I would be the first to admit that two years ago I was skeptical of crowdfunding and did not feel that that it would provide a viable alternative for capital formation. Today I believe it is required for me and others to be part of the discussion so that entrepreneurs are well informed on crowdfunding and if they take advantage of this Prospectus Exemption they will continue to be positioned for future capital fundraising for their company. It is my view that crowdfunding will be introduced in most provincial jurisdictions in Canada later this year or early next year as both regulators and government would like to ensure the environment for capital formation for seed and early stage innovation is robust and the introduction of crowdfunding will have low budgetary impact for provincial governments.
My comments here within are divided among three distinct groups of investors, some concerns of regulators , the unintended consequences of crowdfunding and my attempt to be futuristic about how crowdfunding may be viewed several years after implementation.
Everyone is speaking of the democratization of investment opportunity in early and growth stage private companies. I see no evidence that most investors that currently invest in mutual funds, ETFs, GIC’s etc. are lining up to invest monies in equities of seed and early stage companies. These changes in prospectus exemptions will be no panacea for the investee companies. Currently less that 10% of Canadians hold equities on a direct basis. As a result of the introduction of crowdfunding I don’t see that number rising substantially in the coming years. Most investors that I speak to are concerned that the gestation period for an ROI (Return on Investment) from crowdfunded Investments will be long and they will take a wait and see approach.
Like it or not investment in early stage companies is a high risk investment.
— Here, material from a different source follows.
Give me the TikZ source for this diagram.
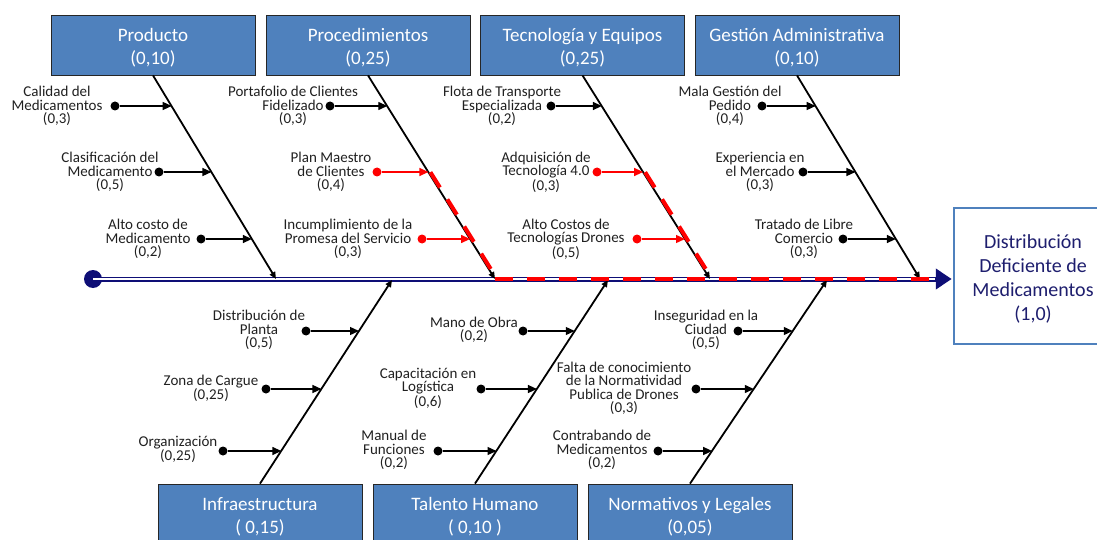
\documentclass[tikz,border=0pt]{standalone}
\usepackage{fontspec}
\setmainfont{Carlito}
\usetikzlibrary{arrows.meta,calc}

\definecolor{boxblue}{RGB}{79,129,189}
\definecolor{spinenavy}{RGB}{14,14,118}
\definecolor{headtext}{RGB}{30,30,110}
\definecolor{labelgray}{RGB}{32,32,32}

\begin{document}
\begin{tikzpicture}[x=1pt,y=-1pt,
  catbox/.style={draw=black!85, line width=0.8pt, fill=boxblue,
    minimum width=204pt, minimum height=60pt, inner sep=0pt},
  cattitle/.style={text=white, align=center, inner sep=0pt,
    font=\fontsize{19}{23}\selectfont},
  headbox/.style={draw=boxblue, line width=2.5pt, fill=white,
    minimum width=300pt, minimum height=136pt, inner sep=0pt},
  headtitle/.style={text=headtext, align=center, inner sep=0pt,
    font=\fontsize{20}{24}\selectfont},
  bone/.style={line width=1.8pt, -{Triangle[length=7pt,width=6pt]}},
  cause/.style={align=center, inner sep=0pt, text=labelgray,
    font=\fontsize{15}{13.5}\selectfont},
  causedot/.style={circle, fill=black, inner sep=0pt, minimum size=9pt},
  feed/.style={line width=1.3pt, -{Triangle[length=9pt,width=8pt]}},
  hotdot/.style={causedot, fill=red},
  hotfeed/.style={feed, draw=red, -{Triangle[length=9pt,width=8pt,fill=red]}},
  hotdash/.style={draw=red, line width=4pt, dash pattern=on 18pt off 14pt}
]
\path[use as bounding box, clip] (0,0) rectangle (1097,540);

% ---------- category boxes ----------
\node[catbox] (prod)  at (153,45)   {};
\node[catbox] (proc)  at (368,45)   {};
\node[catbox] (tec)   at (582.5,45) {};
\node[catbox] (gest)  at (797,45)   {};
\node[catbox] (infra) at (260,514)  {};
\node[catbox] (tal)   at (475,514)  {};
\node[catbox] (norm)  at (690,514)  {};
\node[cattitle] (prodT)  at ($(prod.center)+(0,3)$)  {Producto\\(0,10)};
\node[cattitle] (procT)  at ($(proc.center)+(0,3)$)  {Procedimientos\\(0,25)};
\node[cattitle] (tecT)   at ($(tec.center)+(0,3)$)   {Tecnología y Equipos\\(0,25)};
\node[cattitle] (gestT)  at ($(gest.center)+(0,3)$)  {Gestión Administrativa\\(0,10)};
\node[cattitle] (infraT) at ($(infra.north)+(0,33)$) {Infraestructura\\( 0,15)};
\node[cattitle] (talT)   at ($(tal.north)+(0,33)$)   {Talento Humano\\( 0,10 )};
\node[cattitle] (normT)  at ($(norm.north)+(0,33)$)  {Normativos y Legales\\(0,05)};

% ---------- effect (box runs past the right edge) ----------
\node[headbox] (head) at (1104,276) {};
\node[headtitle] (headT) at (1033,279)
  {Distribución\\Deficiente de\\Medicamentos\\(1,0)};

% ---------- spine ----------
\node[circle, fill=spinenavy, inner sep=0pt, minimum size=18pt] (tail) at (93,279) {};
\coordinate (tip) at (tail.center -| head.west);
\coordinate (sP)  at (276,279);
\coordinate (sPr) at (495,279);
\coordinate (sT)  at (710,279);
\coordinate (sG)  at (920,279);
\coordinate (sI)  at (392,280);
\coordinate (sH)  at (608,280);
\coordinate (sN)  at (827,280);

\draw[spinenavy, line width=5pt, shorten >=1pt,
      -{Triangle[length=16pt,width=20pt]}] (tail.center) -- (tip);
\draw[white, line width=1.6pt] (tail.center) -- ($(tip)+(-18,0)$);

% ---------- main bones ----------
\draw[bone] (prod.south)  -- (sP);
\draw[bone] (proc.south)  -- (sPr);
\draw[bone] (tec.south)   -- (sT);
\draw[bone] (gest.south)  -- (sG);
\draw[bone] (infra.north) -- (sI);
\draw[bone] (tal.north)   -- (sH);
\draw[bone] (norm.north)  -- (sN);

% points where the cause arrows meet the bones
\coordinate (b1)  at ($(prod.south)!{31/204}!(sP)$);
\coordinate (b2)  at ($(prod.south)!{97/204}!(sP)$);
\coordinate (b3)  at ($(prod.south)!{164/204}!(sP)$);
\coordinate (b4)  at ($(proc.south)!{31/204}!(sPr)$);
\coordinate (b5)  at ($(proc.south)!{97/204}!(sPr)$);
\coordinate (b6)  at ($(proc.south)!{164/204}!(sPr)$);
\coordinate (b7)  at ($(tec.south)!{31/204}!(sT)$);
\coordinate (b8)  at ($(tec.south)!{97/204}!(sT)$);
\coordinate (b9)  at ($(tec.south)!{164/204}!(sT)$);
\coordinate (b10) at ($(gest.south)!{31/204}!(sG)$);
\coordinate (b11) at ($(gest.south)!{97/204}!(sG)$);
\coordinate (b12) at ($(gest.south)!{164/204}!(sG)$);
\coordinate (b13) at ($(infra.north)!{153/204}!(sI)$);
\coordinate (b14) at ($(infra.north)!{95/204}!(sI)$);
\coordinate (b15) at ($(infra.north)!{33/204}!(sI)$);
\coordinate (b16) at ($(tal.north)!{153/204}!(sH)$);
\coordinate (b17) at ($(tal.north)!{95/204}!(sH)$);
\coordinate (b18) at ($(tal.north)!{33/204}!(sH)$);
\coordinate (b19) at ($(norm.north)!{153/204}!(sN)$);
\coordinate (b20) at ($(norm.north)!{95/204}!(sN)$);
\coordinate (b21) at ($(norm.north)!{33/204}!(sN)$);

% ---------- critical path ----------
\draw[hotdash] ($(b5)+(2,0)$) -- ($(sPr)+(2,0)$);
\draw[hotdash] ($(b8)+(2,0)$) -- ($(sT)+(2,0)$);
\draw[hotdash] (sPr) -- ($(tip)+(-24,0)$);

% ---------- causes: Producto ----------
\node[cause] (l1) at (57,106)  {Calidad del\\Medicamentos\\(0,3)};
\node[causedot] (d1) at (115,106) {};
\draw[feed] (d1) -- (d1 -| b1);
\node[cause] (l2) at (110,172) {Clasificación del\\Medicamento\\(0,5)};
\node[causedot] (d2) at (159,172) {};
\draw[feed] (d2) -- (d2 -| b2);
\node[cause] (l3) at (148,239) {Alto costo de\\Medicamento\\(0,2)};
\node[causedot] (d3) at (201,239) {};
\draw[feed] (d3) -- (d3 -| b3);

% ---------- causes: Procedimientos ----------
\node[cause] (l4) at (293,106) {Portafolio de Clientes\\Fidelizado\\(0,3)};
\node[causedot] (d4) at (330,106) {};
\draw[feed] (d4) -- (d4 -| b4);
\node[cause] (l5) at (331,172) {Plan Maestro\\de Clientes\\(0,4)};
\node[hotdot] (d5) at (377,172) {};
\draw[hotfeed] (d5) -- (d5 -| b5);
\node[cause] (l6) at (348,239) {Incumplimiento de la\\Promesa del Servicio\\(0,3)};
\node[hotdot] (d6) at (422,239) {};
\draw[hotfeed] (d6) -- (d6 -| b6);

% ---------- causes: Tecnología y Equipos ----------
\node[cause] (l7) at (502,106) {Flota de Transporte\\Especializada\\(0,2)};
\node[causedot] (d7) at (551,106) {};
\draw[feed] (d7) -- (d7 -| b7);
\node[cause] (l8) at (546,172) {Adquisición de\\Tecnología 4.0\\(0,3)};
\node[hotdot] (d8) at (597,172) {};
\draw[hotfeed] (d8) -- (d8 -| b8);
\node[cause] (l9) at (566,239) {Alto Costos de\\Tecnologías Drones\\(0,5)};
\node[hotdot] (d9) at (637,239) {};
\draw[hotfeed] (d9) -- (d9 -| b9);

% ---------- causes: Gestión Administrativa ----------
\node[cause] (l10) at (730,106) {Mala Gestión del\\Pedido\\(0,4)};
\node[causedot] (d10) at (762,106) {};
\draw[feed] (d10) -- (d10 -| b10);
\node[cause] (l11) at (760,172) {Experiencia en\\el Mercado\\(0,3)};
\node[causedot] (d11) at (803,172) {};
\draw[feed] (d11) -- (d11 -| b11);
\node[cause] (l12) at (804,239) {Tratado de Libre\\Comercio\\(0,3)};
\node[causedot] (d12) at (843,239) {};
\draw[feed] (d12) -- (d12 -| b12);

% ---------- causes: Infraestructura ----------
\node[cause] (l13) at (259,330) {Distribución de\\Planta\\(0,5)};
\node[causedot] (d13) at (306,331) {};
\draw[feed] (d13) -- (d13 -| b13);
\node[cause] (l14) at (211,388.5) {Zona de Cargue\\(0,25)};
\node[causedot] (d14) at (266,389) {};
\draw[feed] (d14) -- (d14 -| b14);
\node[cause] (l15) at (178,449.5) {Organización\\(0,25)};
\node[causedot] (d15) at (223,451) {};
\draw[feed] (d15) -- (d15 -| b15);

% ---------- causes: Talento Humano ----------
\node[cause] (l16) at (474,330) {Mano de Obra\\(0,2)};
\node[causedot] (d16) at (523,331) {};
\draw[feed] (d16) -- (d16 -| b16);
\node[cause] (l17) at (428,388) {Capacitación en\\Logística\\(0,6)};
\node[causedot] (d17) at (481,389) {};
\draw[feed] (d17) -- (d17 -| b17);
\node[cause] (l18) at (394,450) {Manual de\\Funciones\\(0,2)};
\node[causedot] (d18) at (438,451) {};
\draw[feed] (d18) -- (d18 -| b18);

% ---------- causes: Normativos y Legales ----------
\node[cause] (l19) at (706,330) {Inseguridad en la\\Ciudad\\(0,5)};
\node[causedot] (d19) at (738,331) {};
\draw[feed] (d19) -- (d19 -| b19);
\node[cause] (l20) at (624,388.5) {Falta de conocimiento\\de la Normatividad\\Publica de Drones\\(0,3)};
\node[causedot] (d20) at (696,389) {};
\draw[feed] (d20) -- (d20 -| b20);
\node[cause] (l21) at (602,450) {Contrabando de\\Medicamentos\\(0,2)};
\node[causedot] (d21) at (658,451) {};
\draw[feed] (d21) -- (d21 -| b21);
\end{tikzpicture}
\end{document}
I commented in Money Sense Magazine in May of last year that this asset class should be considered part of an investor’s total portfolio where alternative investments including commodities, speculative ventures, derivatives, early stage companies, etc. should be no more that 5 to 10% of the investor’s portfolio. Any prudent financial adviser or portfolio manager would follow this theory.
During the Q&A I was specifically asked if RSP’s and Registered Savings Plan assets could be used to invest via the crowdfunding exemption in early stage companies. The legislative intention is that these savings plans be used for the longer term liabilities of retirement and therefore from a asset management perspective be matched with longer term assets. A equity investment in a high risk seed or early stage company does not align with the longer term nature of the assets of a registered savings plan.
Accredited investors who include our members at Maple Leaf Angels don’t require legislative change to invest in seed or early stage companies. This is the group that is most blase about crowdfunding as they already have the opportunity to invest in private companies. However, I believe it is this group that in the fullness of time will adopt to investing through portals such as Funders Club or Angel List.
It is accredited investors that will be investing the largest amounts as they adopt the technology and become comfortable with the investee companies. I believe in the early evolution of crowdfunding, cannibalization of investment from this group through private placement or offering memorandum will be disguised as crowdfunding to demonstrate the success and adoption rate of crowdfunding. It is generally understood that currently a Crowdfunding Campaign requires 30 per cent or more of the raise to be pre sold and with equity crowdfunding I don’t see that number changing substantially. It will be through traditional methods of pitch and present to accredited investors where this pre selling will occur.
This investor currently is not permitted to invest due to not being an Accredited Investor. When referring to the democratization of investment opportunity it is this investor that is being most referred to. They will be the early adopters investing via a portal for both Offering Memorandum and Crowdfunding Exemptions. They are the friends and associates of the founders of the seed and early stage companies we speak of. They will most likely have exited their own startups and will have investable capital of between 200k and 1mm and come from the millennial generation. They understand the space, participate in the ecosystem, went to school with the founders and I believe will be the most active new investors under the Crowdfunding Exemption. However as a result of the Crowdfunding limits the Offering Memorandum Exemption may become the exemption of choice for this investor.
You can not expect that in this day and age that the regulators will give cause for a condition to exist where individual investors are not being protected. It is also highly unlikely that they will discharge this responsibility to a third party such as a SRO (self regulated Organization). Selling unsuitable investments to seniors is a significant concern for regulators as selling unsuitable investments represented >40% of IIROC’s disciplinary actions last year and too many of these actions had seniors as victims.
I feel that credit must be given to the OSC for the pace in which they brought these four Prospectus Exemptions to the marketplace. Having just attended the Angel Capital Association’s Annual Summit in Washington the buzz is, Canada is further advanced than the USA on it’s initiatives for capital formation for seed and early stage companies siteing such programs as Start-Up Visa, FEDDEV’s IBI program and Province of Ontario’s ANP (Angel Network Program) as examples.